As the ice retreated, rocks like that called Glacial Erratic Boulders were moved into King County
According to Nick Zentner of Central Washington University Department of Geological Sciences,
"Canadian rocks are strewn all over the Puget lowland, stretching from the Olympic Peninsula clear over to the Cascade Range."
Erratics can be found at altitudes up to about 1,300–1,600 feet in the Enumclaw area.
The soil of Seattle, is approximately 80% glacial drift, most of which is Vashon glacial deposits, and nearly all of the city's major hills are characterized as "drumlins" (Beacon Hill, First Hill, Capitol Hill, Queen Anne Hill) or drift uplands (Magnolia, West Seattle). Boulders greater than 3 meters in diameter are rare in the Vashon till.
There are Glacial Erratics all over the area including one on Des Moines Beach that is 8 feet by 6 feet by 4.5 feet and one at Highline College that is 21 x 12 feet and is 9 feet high."
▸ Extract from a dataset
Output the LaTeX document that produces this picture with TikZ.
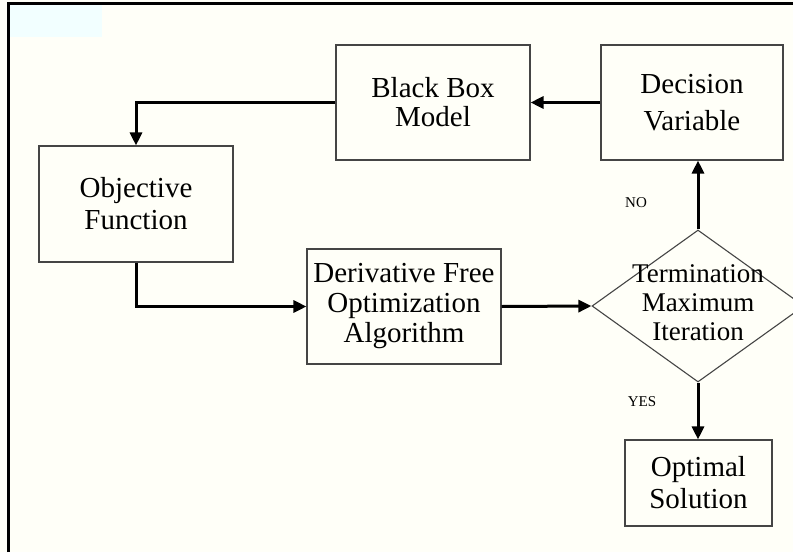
\documentclass[tikz,border=0pt]{standalone}
\usepackage{fontspec}
\setmainfont{Liberation Serif}
\usetikzlibrary{shapes.geometric,arrows.meta}
\definecolor{bgcol}{HTML}{FFFFF8}
\definecolor{bluish}{HTML}{F2FFFF}
\definecolor{boxline}{HTML}{454545}
\tikzset{
  boxnode/.style={draw=boxline, line width=1.1pt, fill=bgcol, rectangle, inner sep=0pt, align=center},
  arr/.style={line width=3pt, -{Triangle[length=13pt,width=12pt]}},
  lbl/.style={font=\fontsize{15}{17}\selectfont, inner sep=0pt},
}
\begin{document}
\begin{tikzpicture}[x=1pt,y=-1pt]
\useasboundingbox (0,0) rectangle (793,552);
\fill[bgcol] (0,0) rectangle (793,552);
\fill[bluish] (9,4) rectangle (102,37);
\draw[line width=3pt] (8,552) -- (8,3) -- (793,3);

\node[boxnode, minimum width=194pt, minimum height=115pt, font=\fontsize{29}{29}\selectfont] (bb) at (433,102.5) {Black Box\\Model};
\node[boxnode, minimum width=182pt, minimum height=115pt, font=\fontsize{29}{37}\selectfont] (dv) at (692,102.5) {Decision\\Variable};
\node[boxnode, minimum width=194pt, minimum height=116pt, font=\fontsize{29}{32}\selectfont] (of) at (136,204) {Objective\\Function};
\node[boxnode, minimum width=194pt, minimum height=115pt, font=\fontsize{29}{30}\selectfont] (df) at (404,306.5) {Derivative Free\\Optimization\\Algorithm};
\node[draw=boxline, line width=1.1pt, diamond, minimum width=212pt, minimum height=152pt, inner sep=0pt] (dm) at (698,306) {};
\node[align=center, inner sep=0pt, font=\fontsize{27}{29}\selectfont] (dmt) at (698,303) {Termination\\Maximum\\Iteration};
\node[boxnode, minimum width=147pt, minimum height=86pt, font=\fontsize{29}{32}\selectfont] (os) at (698.5,483) {Optimal\\Solution};

\node[lbl] (no) at (636,203) {NO};
\node[lbl] (yes) at (642,402) {YES};

\draw[arr] (bb.west) -| (of.north);
\draw[arr] (dv.west) -- (bb.east);
\draw[arr] (of.south) |- (df.west);
\draw[arr] (df.east) -- (dm.west);
\draw[arr] (dm.north) -- (dm.north |- dv.south);
\draw[arr] (dm.south) -- (dm.south |- os.north);
\end{tikzpicture}
\end{document}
You can learn more about them on the Wikipedia page about them here.
But what about that rock in West Seattle?
Ty Swenson of South Seattle College has the answer:
"A neighbor of the college was building a new driveway when, in the process of leveling the ground, they found the very top of that massive rock. This was back in the late 60s/early 70s when the college campus was being built out. The neighbor asked the college if they would like it placed at the corner and they agreed. It was excavated and moved to that location."